Doing Your Homework: What to Research Before an Interview

So you’ve practiced how you will answer all of the behavioral questions that come your way, but it’s also equally imperative to convey that you understand both the company itself and the role you are applying for. In order to properly prepare for an interview, it is important to conduct background research to guide your discussion.

Here are a few topics to help kick-start your search:

  1. Current events. Current events are important in general, but you especially want to look on the company website for any recent announcements regarding current or future endeavors. Your interviewer will want to know that you are keeping up with the company.
  2. The interviewer. Search LinkedIn to learn more about your interviewer. This may help you feel more comfortable walking before the interview, and can help guide any small talk.
  3. Industry trends. You will want to make note of any current trends or events happening in your market of focus.

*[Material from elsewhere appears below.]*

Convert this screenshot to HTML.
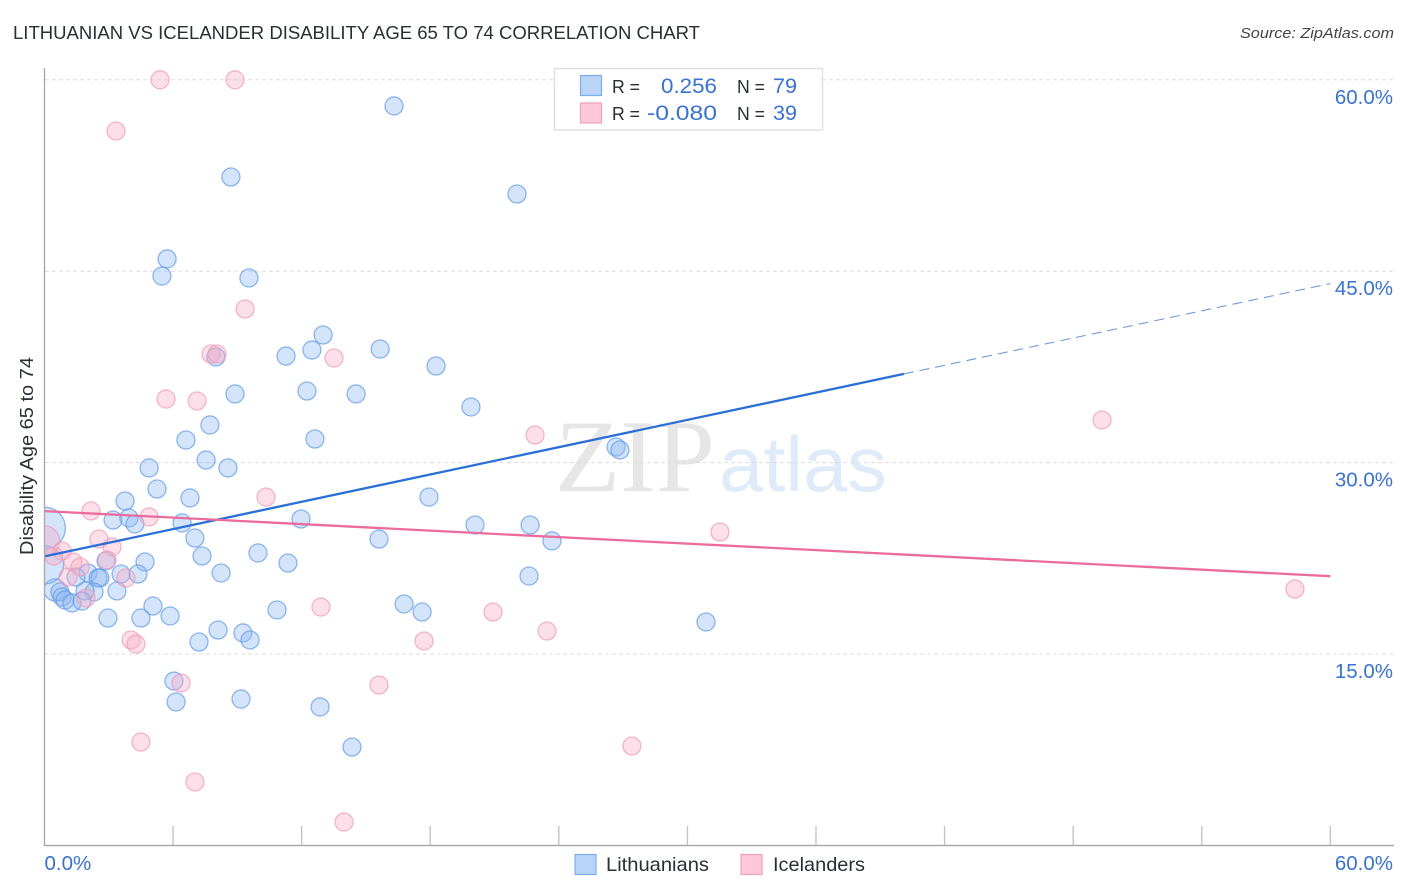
<!DOCTYPE html>
<html lang="en">
<head>
<meta charset="utf-8">
<title>Lithuanian vs Icelander Disability Age 65 to 74 Correlation Chart</title>
<style>
html,body{margin:0;padding:0;background:#fff;width:1406px;height:892px;overflow:hidden}
svg{display:block;font-family:"Liberation Sans",sans-serif}
</style>
</head>
<body>
<svg id="chart" width="1406" height="892" viewBox="0 0 1406 892" xmlns="http://www.w3.org/2000/svg">
  <defs><clipPath id="plot-clip"><rect x="45" y="60" width="1350" height="786"/></clipPath></defs>
  <text x="13" y="39" font-size="18.5" fill="#2a2f36" textLength="687" lengthAdjust="spacingAndGlyphs">LITHUANIAN VS ICELANDER DISABILITY AGE 65 TO 74 CORRELATION CHART</text>
  <text x="1394" y="38" font-size="15" font-style="italic" fill="#444" text-anchor="end" textLength="154" lengthAdjust="spacingAndGlyphs">Source: ZipAtlas.com</text>

  <g>
    <text x="555" y="491" font-family="'Liberation Serif',serif" font-size="103" fill="#e6e6e6" textLength="160" lengthAdjust="spacingAndGlyphs">ZIP</text>
    <text x="719" y="491" font-size="78" fill="#e0ebfa" textLength="168" lengthAdjust="spacingAndGlyphs">atlas</text>
  </g>

  <g id="grid"></g>
  <g id="points" clip-path="url(#plot-clip)"></g>
  <g id="trends"></g>

  <line x1="44.5" y1="68" x2="44.5" y2="846" stroke="#aaa" stroke-width="1.4"/>
  <line x1="44" y1="845.5" x2="1394" y2="845.5" stroke="#aaa" stroke-width="1.4"/>
  <g id="xticks"></g>
  <g id="ylabels"></g>
  <g id="xlabels"></g>

  <text transform="translate(33,456) rotate(-90)" font-size="18.5" fill="#2a2f36" text-anchor="middle" textLength="198" lengthAdjust="spacingAndGlyphs">Disability Age 65 to 74</text>

  <g>
    <rect x="554.5" y="68.5" width="268" height="61.5" fill="#fff" stroke="#e0e0e0" stroke-width="1.5"/>
    <rect x="580.5" y="75.5" width="21" height="20" fill="#b8d4f8" stroke="#7cacea" stroke-width="1.2"/>
    <rect x="580.5" y="103" width="21" height="20" fill="#fcc8da" stroke="#f0a0bc" stroke-width="1.2"/>
    <text x="612" y="93" font-size="18.5" fill="#2a2f36" textLength="28" lengthAdjust="spacingAndGlyphs">R =</text>
    <text x="661" y="93" font-size="21.5" fill="#3a72d0" textLength="56" lengthAdjust="spacingAndGlyphs">0.256</text>
    <text x="737" y="93" font-size="18.5" fill="#2a2f36" textLength="28" lengthAdjust="spacingAndGlyphs">N =</text>
    <text x="773" y="93" font-size="21.5" fill="#3a72d0" textLength="24" lengthAdjust="spacingAndGlyphs">79</text>
    <text x="612" y="120" font-size="18.5" fill="#2a2f36" textLength="28" lengthAdjust="spacingAndGlyphs">R =</text>
    <text x="647" y="120" font-size="21.5" fill="#3a72d0" textLength="70" lengthAdjust="spacingAndGlyphs">-0.080</text>
    <text x="737" y="120" font-size="18.5" fill="#2a2f36" textLength="28" lengthAdjust="spacingAndGlyphs">N =</text>
    <text x="773" y="120" font-size="21.5" fill="#3a72d0" textLength="24" lengthAdjust="spacingAndGlyphs">39</text>
  </g>

  <g>
    <g>
      <rect x="575" y="854.5" width="21" height="20" fill="#b8d4f8" stroke="#7cacea" stroke-width="1.2"/>
      <text x="606" y="871" font-size="19.5" fill="#2a2f36" textLength="103" lengthAdjust="spacingAndGlyphs">Lithuanians</text>
    </g>
    <g>
      <rect x="741" y="854.5" width="21" height="20" fill="#fcc8da" stroke="#f0a0bc" stroke-width="1.2"/>
      <text x="773" y="871" font-size="19.5" fill="#2a2f36" textLength="92" lengthAdjust="spacingAndGlyphs">Icelanders</text>
    </g>
  </g>
</svg>
<script>
const yTickValues = [15, 30, 45, 60];
const yTickLabels = ["15.0%", "30.0%", "45.0%", "60.0%"];
const xTickValues = [6, 12, 18, 24, 30, 36, 42, 48, 54, 60];
const xEndValues = [0, 60];
const xEndLabels = ["0.0%", "60.0%"];

const lithuanianX = [16.31,22.05,8.70,5.72,5.48,9.54,13.00,12.48,11.27,15.66,8.00,18.27,12.25,8.89,14.54,19.90,7.72,6.60,12.62,26.67,26.85,7.54,4.88,8.56,5.25,6.79,17.94,3.76,3.20,3.94,4.22,6.42,11.97,20.09,22.66,7.02,15.61,23.68,4.69,7.35,9.96,11.36,2.87,8.24,4.36,3.57,22.61,2.03,2.50,2.59,1.47,3.38,0.49,2.31,1.89,0.72,0.82,0.96,1.28,1.75,5.06,10.85,16.78,17.62,2.96,4.50,5.86,30.87,8.10,9.26,9.59,7.21,6.04,6.14,9.17,12.86,14.35,0,0];
const lithuanianY = [57.95,51.05,52.38,45.96,44.62,44.47,40.00,38.82,38.35,38.90,38.28,37.57,35.61,35.38,35.38,34.36,32.95,31.77,31.85,31.22,30.99,30.20,29.58,29.58,27.93,27.23,27.30,26.99,25.50,25.66,25.19,25.27,25.58,25.11,25.11,24.09,24.01,23.86,22.21,22.68,22.92,22.13,22.29,21.35,21.27,21.27,21.11,21.35,20.96,20.96,21.03,19.94,20.02,19.86,19.94,19.86,19.47,19.23,19.00,19.15,18.76,18.45,18.92,18.29,17.82,17.82,17.98,17.51,16.88,16.65,16.10,15.94,12.88,11.24,11.47,10.85,7.71,24.87,21.98];
const lithuanianPop = [1,1,1,1,1,1,1,1,1,1,1,1,1,1,1,1,1,1,1,1,1,1,1,1,1,1,1,1,1,1,1,1,1,1,1,1,1,1,1,1,1,1,1,1,1,1,1,1,1,1,1,1,1.5,1,1,1,1,1,1,1,1,1,1,1,1,1,1,1,1,1,1,1,1,1,1,1,1,5.4,4.5];

const icelanderX = [5.39,8.89,3.34,9.36,7.77,8.05,13.51,5.67,7.12,22.89,49.35,10.34,2.17,4.88,31.52,2.54,3.15,0.82,0.44,1.33,1.66,2.92,3.80,1.10,1.94,58.35,12.90,20.93,23.45,17.71,4.04,4.27,6.37,15.61,4.50,27.41,7.02,13.98,0];
const icelanderY = [60.00,60.00,55.99,42.04,38.51,38.51,38.20,34.98,34.83,32.16,33.34,27.30,26.21,25.74,24.56,24.01,23.39,23.07,22.68,22.21,21.82,22.37,20.96,21.03,19.39,20.09,18.68,18.29,16.80,16.02,16.10,15.78,12.73,12.57,8.10,7.79,4.97,1.83,23.86];
const icelanderPop = [1,1,1,1,1,1,1,1,1,1,1,1,1,1,1,1,1,1,1,1,1,1,1,1,1,1,1,1,1,1,1,1,1,1,1,1,1,1,2.8];

const lithuanianTrendX = [0, 40.1];
const lithuanianTrendY = [22.65, 36.95];
const lithuanianForecastX = [40.1, 60];
const lithuanianForecastY = [36.95, 44.03];
const icelanderTrendX = [0, 60];
const icelanderTrendY = [26.2, 21.1];

const NS = "http://www.w3.org/2000/svg";
function xScale(v){ return 44.5 + v * 21.43; }
function yScale(v){ return 845.4 - v * 12.76; }
function make(tag, attrs, parent){
  const el = document.createElementNS(NS, tag);
  for (const k in attrs) el.setAttribute(k, attrs[k]);
  parent.appendChild(el);
  return el;
}
const grid = document.getElementById("grid");
const ylabels = document.getElementById("ylabels");
const xticks = document.getElementById("xticks");
const xlabels = document.getElementById("xlabels");
const points = document.getElementById("points");
const trends = document.getElementById("trends");

yTickValues.forEach(function(v, i){
  const line = make("line", {x1:45, x2:1394, y1:yScale(v), y2:yScale(v), stroke:"#dddddd", "stroke-width":1, "stroke-dasharray":"4 3"}, grid);
  
  
  const t = make("text", {x:1393, y:yScale(v)+24, "font-size":20.5, fill:"#3a72d0", "text-anchor":"end"}, ylabels);
  t.textContent = yTickLabels[i];
  
  
});

xTickValues.forEach(function(v){
  const line = make("line", {x1:xScale(v), x2:xScale(v), y1:826, y2:845, stroke:"#c4c4c4", "stroke-width":1.4}, xticks);
  
  
});

xEndValues.forEach(function(v, i){
  const t = make("text", {x: i === 0 ? xScale(v) : 1393, y:870, "font-size":20.5, fill:"#3a72d0", "text-anchor": i === 0 ? "start" : "end"}, xlabels);
  t.textContent = xEndLabels[i];
  
  
});

function drawPoints(xs, ys, pops, fill, stroke, fillOpacity, name){
  xs.forEach(function(x, i){
    const c = make("circle", {cx:xScale(x), cy:yScale(ys[i]), r:9 * Math.sqrt(pops[i]), fill:fill, "fill-opacity":fillOpacity, stroke:stroke, "stroke-opacity":0.7, "stroke-width":1.3}, points);
    
    
  });
}
drawPoints(lithuanianX, lithuanianY, lithuanianPop, "#8db9f1", "#5f9ae6", 0.38, "lithuanian-point");
drawPoints(icelanderX, icelanderY, icelanderPop, "#f7aac6", "#ee9ab7", 0.38, "icelander-point");

const trendA = make("line", {x1:xScale(lithuanianTrendX[0]), y1:yScale(lithuanianTrendY[0]), x2:xScale(lithuanianTrendX[1]), y2:yScale(lithuanianTrendY[1]), stroke:"#2a6fd6", "stroke-width":2.3}, trends);


const trendB = make("line", {x1:xScale(lithuanianForecastX[0]), y1:yScale(lithuanianForecastY[0]), x2:xScale(lithuanianForecastX[1]), y2:yScale(lithuanianForecastY[1]), stroke:"#6f9bdc", "stroke-width":1.1, "stroke-dasharray":"10 6"}, trends);


const trendC = make("line", {x1:xScale(icelanderTrendX[0]), y1:yScale(icelanderTrendY[0]), x2:xScale(icelanderTrendX[1]), y2:yScale(icelanderTrendY[1]), stroke:"#ea6c9c", "stroke-width":2.3}, trends);


</script>
</body>
</html>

Sometimes interviewers will ask you what you think of current events. Even if this is not brought up in the form of a question, your interviewer will be impressed if you are able to relate general industry knowledge to the role you are interviewing for.

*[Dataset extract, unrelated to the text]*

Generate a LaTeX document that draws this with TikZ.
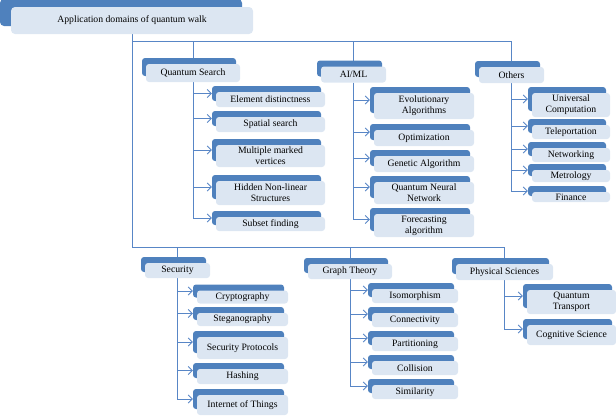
\documentclass[tikz,border=0pt]{standalone}
\usepackage{fontspec}
\setmainfont{Liberation Serif}
\usetikzlibrary{arrows.meta,shadows,backgrounds}

\definecolor{qwdark}{RGB}{79,129,189}
\definecolor{qwlight}{RGB}{220,230,242}
\definecolor{qwline}{RGB}{88,134,198}

\tikzset{
  plainbox/.style={fill=qwlight, rounded corners=3pt, align=center, inner sep=1pt,
    font=\fontsize{9.7}{11.2}\selectfont},
  rootbox/.style={plainbox, rounded corners=4pt,
    general shadow={fill=qwdark, shadow xshift=-11pt, shadow yshift=8pt}},
  catbox/.style={plainbox,
    general shadow={fill=qwdark, shadow xshift=-4pt, shadow yshift=6pt}},
  leafbox/.style={catbox},
  conn/.style={draw=qwline, line width=0.8pt},
  arr/.style={conn, -{Straight Barb[length=4pt,width=8pt]}},
}

\begin{document}
\begin{tikzpicture}[x=1pt, y=-1pt]
    \useasboundingbox (0,0) rectangle (616,416);

    % Root
    \node[rootbox, minimum width=242pt, minimum height=27pt] (root) at (132,20.5) {Application domains of quantum walk};

    % Quantum Search
    \node[catbox, minimum width=94pt, minimum height=18pt] (qs) at (193,73) {Quantum Search};
    \begin{scope}[leafbox/.append style={minimum width=109pt}]
        \node[leafbox, minimum height=15pt] (ed) at (270.5,99.5) {Element distinctness};
        \node[leafbox, minimum height=15pt] (ss) at (270.5,124.5) {Spatial search};
        \node[leafbox, minimum height=22pt] (mmv) at (270.5,156) {Multiple marked\\vertices};
        \node[leafbox, minimum height=24pt] (hnl) at (270.5,193) {Hidden Non-linear\\Structures};
        \node[leafbox, minimum height=14pt] (sf) at (270.5,224) {Subset finding};
    \end{scope}

    % AI/ML
    \node[catbox, minimum width=65pt, minimum height=16pt] (ai) at (353.5,74.5) {AI/ML};
    \begin{scope}[leafbox/.append style={minimum width=100pt}]
        \node[leafbox, minimum height=26pt] (ea) at (424,106) {Evolutionary\\Algorithms};
        \node[leafbox, minimum height=16pt] (opt) at (424,138) {Optimization};
        \node[leafbox, minimum height=16pt] (ga) at (424,164) {Genetic Algorithm};
        \node[leafbox, minimum height=22pt] (qnn) at (424,193) {Quantum Neural\\Network};
        \node[leafbox, minimum height=23pt] (fa) at (424,225.5) {Forecasting\\algorithm};
    \end{scope}

    % Others
    \node[catbox, minimum width=65pt, minimum height=16pt] (oth) at (511.5,75) {Others};
    \begin{scope}[leafbox/.append style={minimum width=78pt}]
        \node[leafbox, minimum height=24pt] (uc) at (571,105) {Universal\\Computation};
        \node[leafbox, minimum height=14pt] (tel) at (571,132) {Teleportation};
        \node[leafbox, minimum height=14pt] (net) at (571,155) {Networking};
        \node[leafbox, minimum height=12pt] (met) at (571,176) {Metrology};
        \node[leafbox, minimum height=10pt] (fin) at (571,197) {Finance};
    \end{scope}

    % Security
    \node[catbox, minimum width=65pt, minimum height=15pt] (sec) at (177.5,270.5) {Security};
    \begin{scope}[leafbox/.append style={minimum width=91pt}]
        \node[leafbox, minimum height=13pt] (cry) at (242.5,297) {Cryptography};
        \node[leafbox, minimum height=13pt] (steg) at (242.5,319.5) {Steganography};
        \node[leafbox, minimum height=22pt] (sp) at (242.5,348) {Security Protocols};
        \node[leafbox, minimum height=15pt] (hash) at (242.5,376.5) {Hashing};
        \node[leafbox, minimum height=20pt] (iot) at (242.5,405) {Internet of Things};
    \end{scope}

    % Graph Theory
    \node[catbox, minimum width=84pt, minimum height=15pt] (gt) at (350,271.5) {Graph Theory};
    \begin{scope}[leafbox/.append style={minimum width=86pt, minimum height=14pt}]
        \node[leafbox] (iso) at (415,296) {Isomorphism};
        \node[leafbox] (con) at (415,320) {Connectivity};
        \node[leafbox] (part) at (415,344) {Partitioning};
        \node[leafbox] (col) at (415,368) {Collision};
        \node[leafbox] (sim) at (415,392) {Similarity};
    \end{scope}

    % Physical Sciences
    \node[catbox, minimum width=97pt, minimum height=16pt] (phys) at (504.5,272) {Physical Sciences};
    \begin{scope}[leafbox/.append style={minimum width=89pt}]
        \node[leafbox, minimum height=24pt] (qt) at (571.5,302) {Quantum\\Transport};
        \node[leafbox, minimum height=20pt] (cs) at (571.5,335) {Cognitive Science};
    \end{scope}

    % Connectors
    \begin{pgfonlayer}{background}
        \coordinate (tb) at (132,41);
        \coordinate (lb) at (132,247);
        \draw[conn] (root) -- (lb) -| (phys);
        \draw[conn] (tb) -| (oth);
        \draw[conn] (tb) -| (qs);
        \draw[conn] (tb) -| (ai);
        \draw[conn] (lb) -| (sec);
        \draw[conn] (lb) -| (gt);
        \foreach \c in {ed,ss,mmv,hnl,sf}
            \draw[arr] (qs) |- ([shift={(-4pt,6pt)}]\c.west);
        \foreach \c in {ea,opt,ga,qnn,fa}
            \draw[arr] (ai) |- ([shift={(-4pt,6pt)}]\c.west);
        \foreach \c in {uc,tel,net,met,fin}
            \draw[arr] (oth) |- ([shift={(-4pt,6pt)}]\c.west);
        \foreach \c in {cry,steg,sp,hash,iot}
            \draw[arr] (sec) |- ([shift={(-4pt,6pt)}]\c.west);
        \foreach \c in {iso,con,part,col,sim}
            \draw[arr] (gt) |- ([shift={(-4pt,6pt)}]\c.west);
        \foreach \c in {qt,cs}
            \draw[arr] (phys) |- ([shift={(-4pt,6pt)}]\c.west);
    \end{pgfonlayer}
\end{tikzpicture}
\end{document}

  4. Organizational structure. Some companies make their organizational chart available for public viewing. If this is the case, be sure to gain an understanding of how your role fits into the company as a whole and who you will be reporting to.
  5. Mandatory skills. Read carefully through the job description for any skills that are required of job applicants. Additionally, be sure to research skills required in similar positions to make sure that you are aware of what is expected and that you are able to articulate your capabilities. If you are missing any of the required skills, you may also use this as a learning opportunity.
  6. Salary. Look to sites such as Glassdoor to gauge the current salary offered to someone at your level/position. While it is rare that the salary question is initiated in the first interview, you should be prepared should your interviewer probe you on it. Never bring this up yourself, however!